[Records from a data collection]
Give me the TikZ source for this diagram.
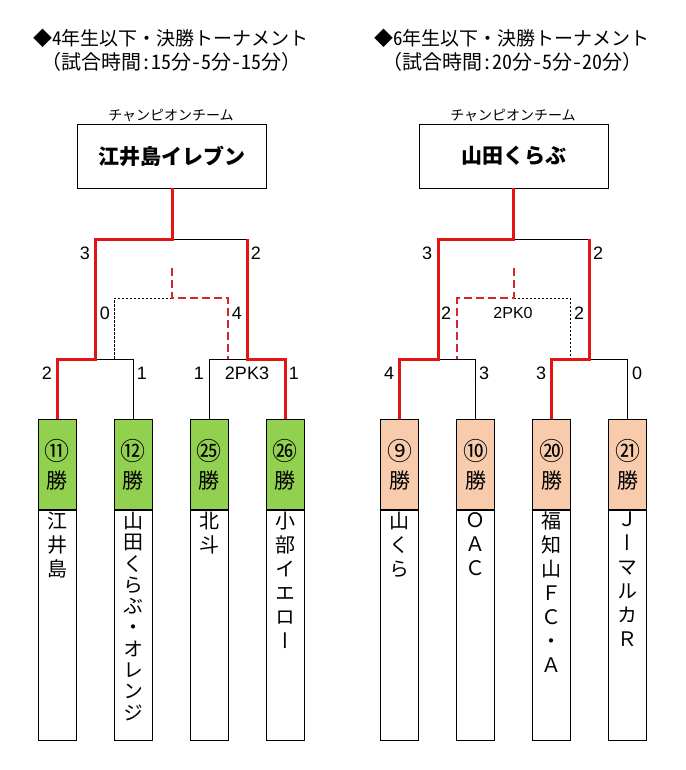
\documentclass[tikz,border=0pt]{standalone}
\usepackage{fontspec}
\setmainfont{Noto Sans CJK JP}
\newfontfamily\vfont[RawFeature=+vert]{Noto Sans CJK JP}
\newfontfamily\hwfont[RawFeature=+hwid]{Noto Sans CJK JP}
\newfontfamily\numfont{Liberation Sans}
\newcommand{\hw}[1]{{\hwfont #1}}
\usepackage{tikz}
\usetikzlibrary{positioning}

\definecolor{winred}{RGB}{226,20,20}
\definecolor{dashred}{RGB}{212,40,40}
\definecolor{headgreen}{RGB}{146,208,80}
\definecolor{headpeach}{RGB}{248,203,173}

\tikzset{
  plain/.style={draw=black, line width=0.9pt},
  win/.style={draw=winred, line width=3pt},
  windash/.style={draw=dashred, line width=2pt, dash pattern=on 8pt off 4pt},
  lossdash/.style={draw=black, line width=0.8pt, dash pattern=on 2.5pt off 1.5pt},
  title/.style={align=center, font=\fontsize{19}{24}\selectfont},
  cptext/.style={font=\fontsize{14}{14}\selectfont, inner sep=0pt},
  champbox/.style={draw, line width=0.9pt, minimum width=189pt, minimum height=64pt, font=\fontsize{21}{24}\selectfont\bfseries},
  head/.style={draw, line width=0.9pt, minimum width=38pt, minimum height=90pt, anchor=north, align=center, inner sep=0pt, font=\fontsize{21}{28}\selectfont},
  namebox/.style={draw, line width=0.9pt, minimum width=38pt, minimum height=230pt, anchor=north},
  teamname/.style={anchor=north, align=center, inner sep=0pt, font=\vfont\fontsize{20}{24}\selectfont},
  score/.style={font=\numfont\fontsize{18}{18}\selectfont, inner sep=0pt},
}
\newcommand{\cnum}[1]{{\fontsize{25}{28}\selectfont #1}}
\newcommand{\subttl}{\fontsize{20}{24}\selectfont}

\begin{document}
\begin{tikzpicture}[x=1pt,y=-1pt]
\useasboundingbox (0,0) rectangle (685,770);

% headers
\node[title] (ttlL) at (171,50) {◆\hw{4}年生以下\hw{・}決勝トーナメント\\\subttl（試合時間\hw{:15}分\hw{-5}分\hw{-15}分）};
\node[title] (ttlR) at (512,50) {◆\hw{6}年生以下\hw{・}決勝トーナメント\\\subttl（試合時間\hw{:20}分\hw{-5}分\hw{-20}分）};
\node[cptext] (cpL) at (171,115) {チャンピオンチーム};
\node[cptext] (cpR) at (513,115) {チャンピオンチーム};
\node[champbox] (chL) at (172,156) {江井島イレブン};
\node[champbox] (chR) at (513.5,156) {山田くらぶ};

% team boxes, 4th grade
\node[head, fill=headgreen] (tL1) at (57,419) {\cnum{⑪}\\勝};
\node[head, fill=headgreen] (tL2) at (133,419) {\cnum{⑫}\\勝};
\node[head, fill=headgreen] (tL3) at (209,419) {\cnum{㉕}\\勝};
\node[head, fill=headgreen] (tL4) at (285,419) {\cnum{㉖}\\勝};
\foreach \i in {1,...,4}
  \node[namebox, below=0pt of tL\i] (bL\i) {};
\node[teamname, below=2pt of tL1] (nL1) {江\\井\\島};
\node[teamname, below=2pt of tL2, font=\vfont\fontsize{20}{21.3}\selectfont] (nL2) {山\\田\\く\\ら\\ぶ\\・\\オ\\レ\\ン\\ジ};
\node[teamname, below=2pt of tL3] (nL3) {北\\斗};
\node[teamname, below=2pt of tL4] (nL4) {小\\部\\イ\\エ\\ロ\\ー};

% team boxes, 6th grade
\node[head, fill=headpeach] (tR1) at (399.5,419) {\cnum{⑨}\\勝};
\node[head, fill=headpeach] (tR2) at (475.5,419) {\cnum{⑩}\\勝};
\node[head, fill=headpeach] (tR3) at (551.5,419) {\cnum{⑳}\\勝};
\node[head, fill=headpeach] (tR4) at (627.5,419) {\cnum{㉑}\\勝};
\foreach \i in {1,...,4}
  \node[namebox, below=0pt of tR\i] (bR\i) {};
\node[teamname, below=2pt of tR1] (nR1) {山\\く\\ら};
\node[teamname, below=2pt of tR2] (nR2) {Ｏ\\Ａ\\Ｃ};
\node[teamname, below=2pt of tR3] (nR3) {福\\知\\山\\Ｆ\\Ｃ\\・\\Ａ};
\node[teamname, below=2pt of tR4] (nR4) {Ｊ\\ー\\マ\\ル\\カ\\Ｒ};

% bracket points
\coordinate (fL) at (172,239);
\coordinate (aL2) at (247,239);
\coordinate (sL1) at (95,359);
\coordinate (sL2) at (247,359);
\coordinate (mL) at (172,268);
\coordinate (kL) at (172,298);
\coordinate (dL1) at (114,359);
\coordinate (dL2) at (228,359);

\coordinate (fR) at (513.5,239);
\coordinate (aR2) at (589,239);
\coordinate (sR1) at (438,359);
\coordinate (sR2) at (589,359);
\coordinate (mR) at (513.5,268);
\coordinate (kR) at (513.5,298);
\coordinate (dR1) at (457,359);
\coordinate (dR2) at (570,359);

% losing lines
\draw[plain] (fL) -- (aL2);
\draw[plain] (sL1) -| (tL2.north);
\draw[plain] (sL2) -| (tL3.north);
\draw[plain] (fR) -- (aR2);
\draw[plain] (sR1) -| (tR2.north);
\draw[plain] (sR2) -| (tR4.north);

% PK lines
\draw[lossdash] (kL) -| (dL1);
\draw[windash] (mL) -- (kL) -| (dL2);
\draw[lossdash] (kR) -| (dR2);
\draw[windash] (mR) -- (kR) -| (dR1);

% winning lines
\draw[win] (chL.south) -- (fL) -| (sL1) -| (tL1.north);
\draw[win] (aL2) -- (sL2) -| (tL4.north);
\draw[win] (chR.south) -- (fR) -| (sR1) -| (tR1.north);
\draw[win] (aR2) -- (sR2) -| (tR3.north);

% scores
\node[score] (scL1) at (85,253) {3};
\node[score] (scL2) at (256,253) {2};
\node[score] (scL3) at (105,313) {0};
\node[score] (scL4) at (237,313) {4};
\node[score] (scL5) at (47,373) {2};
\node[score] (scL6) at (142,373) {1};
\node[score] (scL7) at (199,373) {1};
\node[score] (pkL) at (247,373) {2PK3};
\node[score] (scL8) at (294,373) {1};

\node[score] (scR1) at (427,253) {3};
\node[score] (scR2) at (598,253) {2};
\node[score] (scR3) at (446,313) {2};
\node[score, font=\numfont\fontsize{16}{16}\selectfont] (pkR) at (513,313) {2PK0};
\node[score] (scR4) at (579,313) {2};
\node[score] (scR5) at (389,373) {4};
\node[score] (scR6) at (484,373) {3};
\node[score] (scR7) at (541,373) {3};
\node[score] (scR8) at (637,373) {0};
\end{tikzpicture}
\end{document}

* * *

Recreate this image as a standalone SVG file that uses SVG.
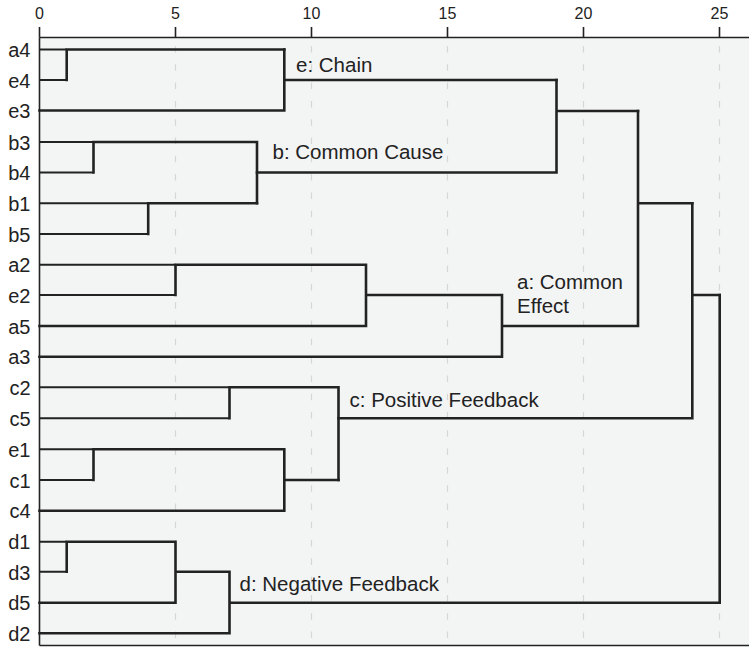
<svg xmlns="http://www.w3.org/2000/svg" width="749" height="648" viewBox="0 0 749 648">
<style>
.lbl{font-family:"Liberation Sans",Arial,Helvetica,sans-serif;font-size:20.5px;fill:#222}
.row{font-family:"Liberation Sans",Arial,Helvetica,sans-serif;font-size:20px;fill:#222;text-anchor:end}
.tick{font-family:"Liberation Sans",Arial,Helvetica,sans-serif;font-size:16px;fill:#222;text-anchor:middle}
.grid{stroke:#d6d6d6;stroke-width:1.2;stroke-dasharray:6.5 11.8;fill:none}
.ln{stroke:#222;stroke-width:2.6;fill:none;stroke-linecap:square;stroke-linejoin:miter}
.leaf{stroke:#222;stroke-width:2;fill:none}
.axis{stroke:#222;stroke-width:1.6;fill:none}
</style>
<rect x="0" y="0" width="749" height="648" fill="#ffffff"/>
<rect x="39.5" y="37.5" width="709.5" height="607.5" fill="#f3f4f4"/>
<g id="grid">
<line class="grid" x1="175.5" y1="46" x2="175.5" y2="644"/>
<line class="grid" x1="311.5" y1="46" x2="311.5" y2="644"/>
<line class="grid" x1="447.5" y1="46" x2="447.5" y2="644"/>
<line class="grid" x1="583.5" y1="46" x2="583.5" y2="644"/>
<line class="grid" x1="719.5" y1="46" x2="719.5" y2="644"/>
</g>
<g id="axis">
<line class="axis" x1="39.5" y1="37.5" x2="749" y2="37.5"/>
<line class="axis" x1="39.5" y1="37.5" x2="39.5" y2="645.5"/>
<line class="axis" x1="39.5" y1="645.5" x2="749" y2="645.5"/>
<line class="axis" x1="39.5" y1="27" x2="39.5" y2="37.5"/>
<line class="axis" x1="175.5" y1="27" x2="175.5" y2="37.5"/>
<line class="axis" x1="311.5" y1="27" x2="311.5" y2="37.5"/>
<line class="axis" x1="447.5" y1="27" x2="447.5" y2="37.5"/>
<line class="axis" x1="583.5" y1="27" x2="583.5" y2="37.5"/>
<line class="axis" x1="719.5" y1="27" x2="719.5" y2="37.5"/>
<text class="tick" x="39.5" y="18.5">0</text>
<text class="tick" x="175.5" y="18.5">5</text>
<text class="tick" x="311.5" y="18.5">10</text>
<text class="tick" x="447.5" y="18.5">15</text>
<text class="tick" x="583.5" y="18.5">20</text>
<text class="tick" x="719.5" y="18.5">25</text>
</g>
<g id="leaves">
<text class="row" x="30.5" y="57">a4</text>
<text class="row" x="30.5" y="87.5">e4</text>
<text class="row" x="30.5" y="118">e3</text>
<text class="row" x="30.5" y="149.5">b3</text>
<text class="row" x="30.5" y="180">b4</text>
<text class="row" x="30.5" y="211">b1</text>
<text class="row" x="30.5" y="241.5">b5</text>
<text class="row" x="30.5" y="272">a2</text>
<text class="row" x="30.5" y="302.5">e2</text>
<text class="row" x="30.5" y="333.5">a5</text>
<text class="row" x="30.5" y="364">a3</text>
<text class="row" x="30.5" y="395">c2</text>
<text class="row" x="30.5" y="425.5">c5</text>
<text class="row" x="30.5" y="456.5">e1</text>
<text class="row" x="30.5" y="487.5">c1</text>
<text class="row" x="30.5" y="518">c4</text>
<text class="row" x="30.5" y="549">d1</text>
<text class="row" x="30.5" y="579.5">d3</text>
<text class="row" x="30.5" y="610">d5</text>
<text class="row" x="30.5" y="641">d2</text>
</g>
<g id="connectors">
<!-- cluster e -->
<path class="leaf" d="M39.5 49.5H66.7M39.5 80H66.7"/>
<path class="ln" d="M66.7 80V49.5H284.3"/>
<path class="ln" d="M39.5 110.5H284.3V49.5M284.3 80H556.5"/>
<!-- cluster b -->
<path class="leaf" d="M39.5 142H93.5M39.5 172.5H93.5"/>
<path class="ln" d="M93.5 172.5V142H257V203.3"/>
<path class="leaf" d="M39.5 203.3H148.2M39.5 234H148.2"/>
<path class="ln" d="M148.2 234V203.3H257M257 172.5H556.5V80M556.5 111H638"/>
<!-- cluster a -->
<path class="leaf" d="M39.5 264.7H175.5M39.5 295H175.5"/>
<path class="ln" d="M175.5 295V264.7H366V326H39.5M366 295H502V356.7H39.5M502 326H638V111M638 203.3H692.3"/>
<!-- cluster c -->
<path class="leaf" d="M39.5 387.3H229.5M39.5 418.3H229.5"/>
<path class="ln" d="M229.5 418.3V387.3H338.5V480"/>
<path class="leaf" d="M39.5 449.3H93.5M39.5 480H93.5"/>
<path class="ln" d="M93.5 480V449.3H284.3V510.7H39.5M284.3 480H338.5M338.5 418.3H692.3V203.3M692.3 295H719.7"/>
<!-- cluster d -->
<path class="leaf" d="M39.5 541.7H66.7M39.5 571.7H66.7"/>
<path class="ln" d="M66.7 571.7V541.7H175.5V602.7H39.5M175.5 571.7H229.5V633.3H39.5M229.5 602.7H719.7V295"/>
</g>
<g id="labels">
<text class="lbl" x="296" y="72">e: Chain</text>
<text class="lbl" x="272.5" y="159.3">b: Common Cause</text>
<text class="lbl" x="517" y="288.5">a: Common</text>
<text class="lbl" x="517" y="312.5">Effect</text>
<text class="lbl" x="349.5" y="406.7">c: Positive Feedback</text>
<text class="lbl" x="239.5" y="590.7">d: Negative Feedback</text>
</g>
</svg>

==

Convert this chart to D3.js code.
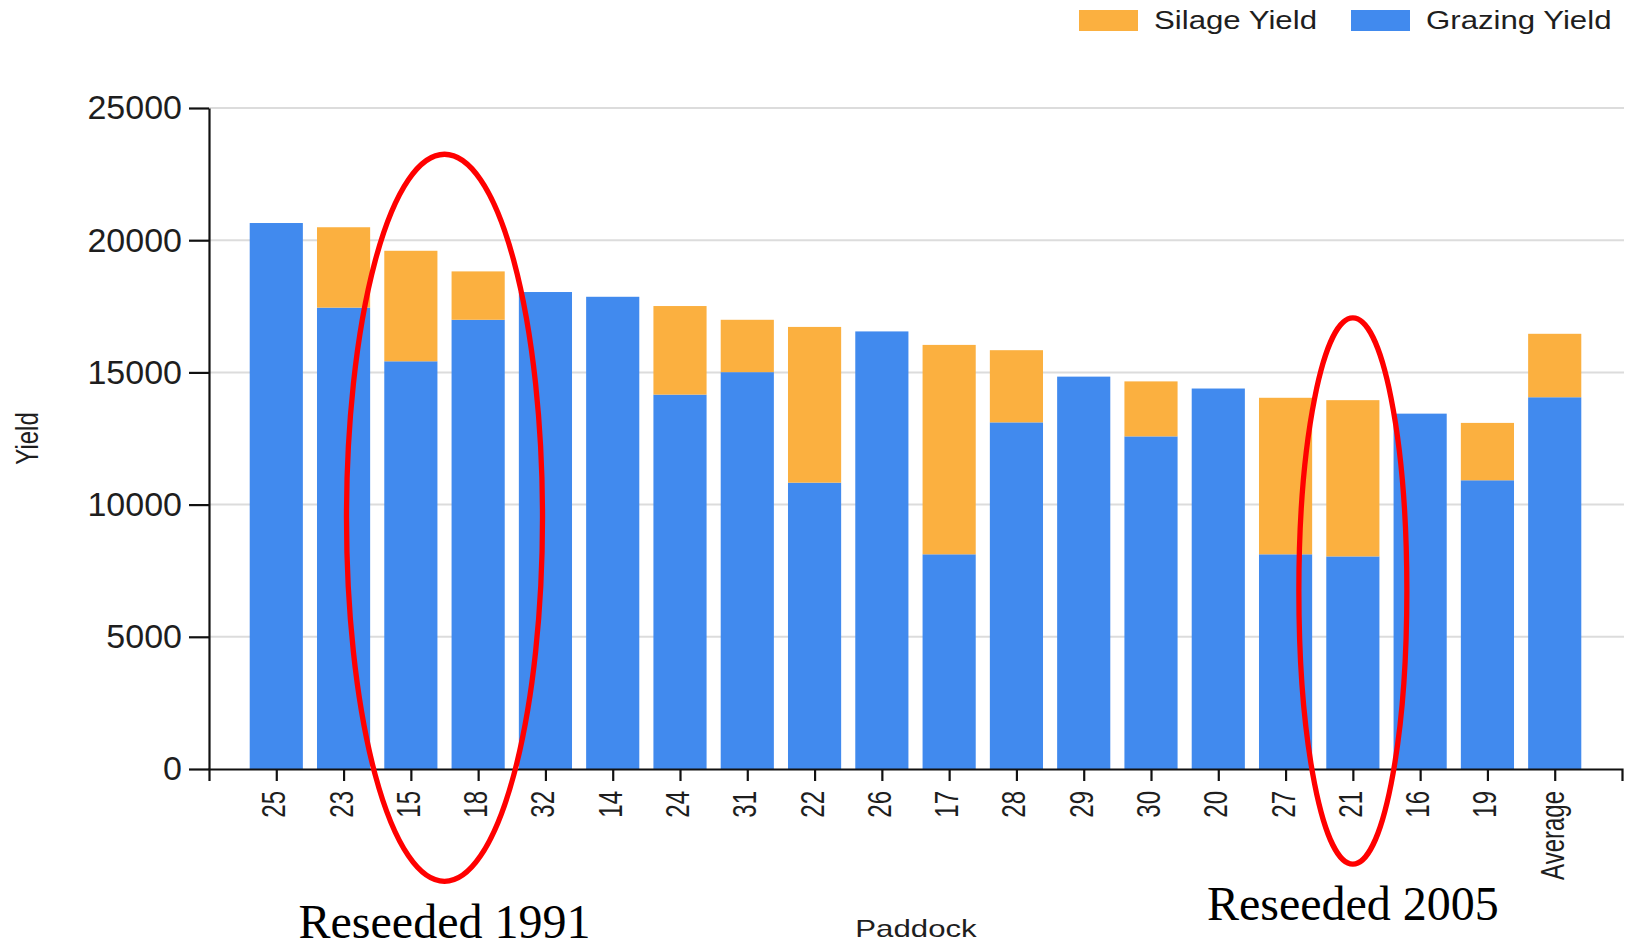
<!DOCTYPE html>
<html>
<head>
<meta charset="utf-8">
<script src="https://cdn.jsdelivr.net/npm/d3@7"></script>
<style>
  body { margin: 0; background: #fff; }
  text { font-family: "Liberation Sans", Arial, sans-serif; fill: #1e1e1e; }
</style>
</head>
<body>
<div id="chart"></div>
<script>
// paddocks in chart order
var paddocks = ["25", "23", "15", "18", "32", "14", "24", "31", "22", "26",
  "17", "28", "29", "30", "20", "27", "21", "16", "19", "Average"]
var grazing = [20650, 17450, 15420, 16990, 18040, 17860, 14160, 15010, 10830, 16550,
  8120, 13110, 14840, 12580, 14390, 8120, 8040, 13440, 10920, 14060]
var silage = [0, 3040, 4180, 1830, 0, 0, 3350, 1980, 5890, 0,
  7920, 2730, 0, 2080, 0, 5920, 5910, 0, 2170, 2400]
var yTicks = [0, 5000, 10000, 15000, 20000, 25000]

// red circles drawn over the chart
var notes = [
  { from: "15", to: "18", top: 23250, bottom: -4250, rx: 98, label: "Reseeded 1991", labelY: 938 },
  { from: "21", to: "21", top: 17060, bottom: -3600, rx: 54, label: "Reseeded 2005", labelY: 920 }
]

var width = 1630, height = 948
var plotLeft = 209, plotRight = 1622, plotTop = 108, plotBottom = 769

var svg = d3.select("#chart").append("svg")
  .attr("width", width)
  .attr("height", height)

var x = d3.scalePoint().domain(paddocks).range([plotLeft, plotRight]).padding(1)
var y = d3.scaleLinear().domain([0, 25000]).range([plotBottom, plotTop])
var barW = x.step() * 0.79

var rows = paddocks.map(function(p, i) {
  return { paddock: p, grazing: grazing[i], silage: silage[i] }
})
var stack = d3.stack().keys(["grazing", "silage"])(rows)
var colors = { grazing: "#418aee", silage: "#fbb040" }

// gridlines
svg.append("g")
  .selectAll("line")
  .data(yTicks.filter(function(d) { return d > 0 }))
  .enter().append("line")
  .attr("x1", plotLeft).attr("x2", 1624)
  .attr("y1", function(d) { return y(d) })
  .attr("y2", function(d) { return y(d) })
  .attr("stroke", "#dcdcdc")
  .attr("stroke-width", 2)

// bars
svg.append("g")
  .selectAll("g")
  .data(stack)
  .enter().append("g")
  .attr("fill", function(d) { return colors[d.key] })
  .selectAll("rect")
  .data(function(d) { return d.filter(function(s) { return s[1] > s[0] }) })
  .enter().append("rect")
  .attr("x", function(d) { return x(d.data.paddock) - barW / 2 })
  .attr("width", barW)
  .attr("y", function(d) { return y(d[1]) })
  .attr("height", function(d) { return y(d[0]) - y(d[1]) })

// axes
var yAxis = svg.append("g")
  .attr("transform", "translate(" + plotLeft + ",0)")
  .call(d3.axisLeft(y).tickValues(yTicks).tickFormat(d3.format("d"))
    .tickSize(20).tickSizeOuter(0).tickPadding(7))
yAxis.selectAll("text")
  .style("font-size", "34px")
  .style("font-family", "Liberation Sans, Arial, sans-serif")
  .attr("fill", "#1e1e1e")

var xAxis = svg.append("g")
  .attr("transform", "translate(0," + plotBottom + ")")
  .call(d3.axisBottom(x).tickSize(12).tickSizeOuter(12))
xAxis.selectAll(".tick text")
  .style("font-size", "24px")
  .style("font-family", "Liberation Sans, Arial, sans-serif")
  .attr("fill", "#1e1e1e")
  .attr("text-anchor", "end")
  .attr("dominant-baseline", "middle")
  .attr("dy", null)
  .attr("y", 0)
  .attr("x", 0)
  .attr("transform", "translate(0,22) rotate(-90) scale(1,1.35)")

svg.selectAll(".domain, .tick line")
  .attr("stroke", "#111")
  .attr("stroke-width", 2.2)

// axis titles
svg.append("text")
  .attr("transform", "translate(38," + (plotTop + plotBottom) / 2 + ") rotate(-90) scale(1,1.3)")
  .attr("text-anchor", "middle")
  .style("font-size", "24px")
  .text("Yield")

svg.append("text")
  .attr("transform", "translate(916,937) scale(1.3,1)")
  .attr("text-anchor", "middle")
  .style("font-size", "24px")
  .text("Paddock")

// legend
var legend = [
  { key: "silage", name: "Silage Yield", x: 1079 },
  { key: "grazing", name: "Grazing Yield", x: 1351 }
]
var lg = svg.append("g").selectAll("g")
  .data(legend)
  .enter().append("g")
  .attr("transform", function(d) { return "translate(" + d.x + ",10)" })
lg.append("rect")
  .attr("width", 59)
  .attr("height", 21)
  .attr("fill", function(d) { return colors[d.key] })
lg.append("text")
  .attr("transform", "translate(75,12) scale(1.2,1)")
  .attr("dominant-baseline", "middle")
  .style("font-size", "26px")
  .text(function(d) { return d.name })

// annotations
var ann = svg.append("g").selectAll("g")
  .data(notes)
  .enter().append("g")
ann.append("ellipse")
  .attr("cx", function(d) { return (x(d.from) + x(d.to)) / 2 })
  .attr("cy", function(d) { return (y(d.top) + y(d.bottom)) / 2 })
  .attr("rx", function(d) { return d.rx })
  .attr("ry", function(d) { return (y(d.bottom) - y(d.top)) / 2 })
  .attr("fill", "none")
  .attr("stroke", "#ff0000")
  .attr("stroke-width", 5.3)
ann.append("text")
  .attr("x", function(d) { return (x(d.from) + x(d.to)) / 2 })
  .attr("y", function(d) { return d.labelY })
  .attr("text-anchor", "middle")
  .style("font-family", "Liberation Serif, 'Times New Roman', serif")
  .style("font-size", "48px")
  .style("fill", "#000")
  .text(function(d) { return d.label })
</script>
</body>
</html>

* _PROMPT_:
Except for the pictures, write out exactly the lines from the line that contains "Give me the TikZ source for this diagram." through the line that contains "(0,0) rectangle (685,770);", including both.

* _RESULT BELOW_:
Give me the TikZ source for this diagram.
\documentclass[tikz,border=0pt]{standalone}
\usepackage{fontspec}
\setmainfont{Noto Sans CJK JP}
\newfontfamily\vfont[RawFeature=+vert]{Noto Sans CJK JP}
\newfontfamily\hwfont[RawFeature=+hwid]{Noto Sans CJK JP}
\newfontfamily\numfont{Liberation Sans}
\newcommand{\hw}[1]{{\hwfont #1}}
\usepackage{tikz}
\usetikzlibrary{positioning}

\definecolor{winred}{RGB}{226,20,20}
\definecolor{dashred}{RGB}{212,40,40}
\definecolor{headgreen}{RGB}{146,208,80}
\definecolor{headpeach}{RGB}{248,203,173}

\tikzset{
  plain/.style={draw=black, line width=0.9pt},
  win/.style={draw=winred, line width=3pt},
  windash/.style={draw=dashred, line width=2pt, dash pattern=on 8pt off 4pt},
  lossdash/.style={draw=black, line width=0.8pt, dash pattern=on 2.5pt off 1.5pt},
  title/.style={align=center, font=\fontsize{19}{24}\selectfont},
  cptext/.style={font=\fontsize{14}{14}\selectfont, inner sep=0pt},
  champbox/.style={draw, line width=0.9pt, minimum width=189pt, minimum height=64pt, font=\fontsize{21}{24}\selectfont\bfseries},
  head/.style={draw, line width=0.9pt, minimum width=38pt, minimum height=90pt, anchor=north, align=center, inner sep=0pt, font=\fontsize{21}{28}\selectfont},
  namebox/.style={draw, line width=0.9pt, minimum width=38pt, minimum height=230pt, anchor=north},
  teamname/.style={anchor=north, align=center, inner sep=0pt, font=\vfont\fontsize{20}{24}\selectfont},
  score/.style={font=\numfont\fontsize{18}{18}\selectfont, inner sep=0pt},
}
\newcommand{\cnum}[1]{{\fontsize{25}{28}\selectfont #1}}
\newcommand{\subttl}{\fontsize{20}{24}\selectfont}

\begin{document}
\begin{tikzpicture}[x=1pt,y=-1pt]
\useasboundingbox (0,0) rectangle (685,770);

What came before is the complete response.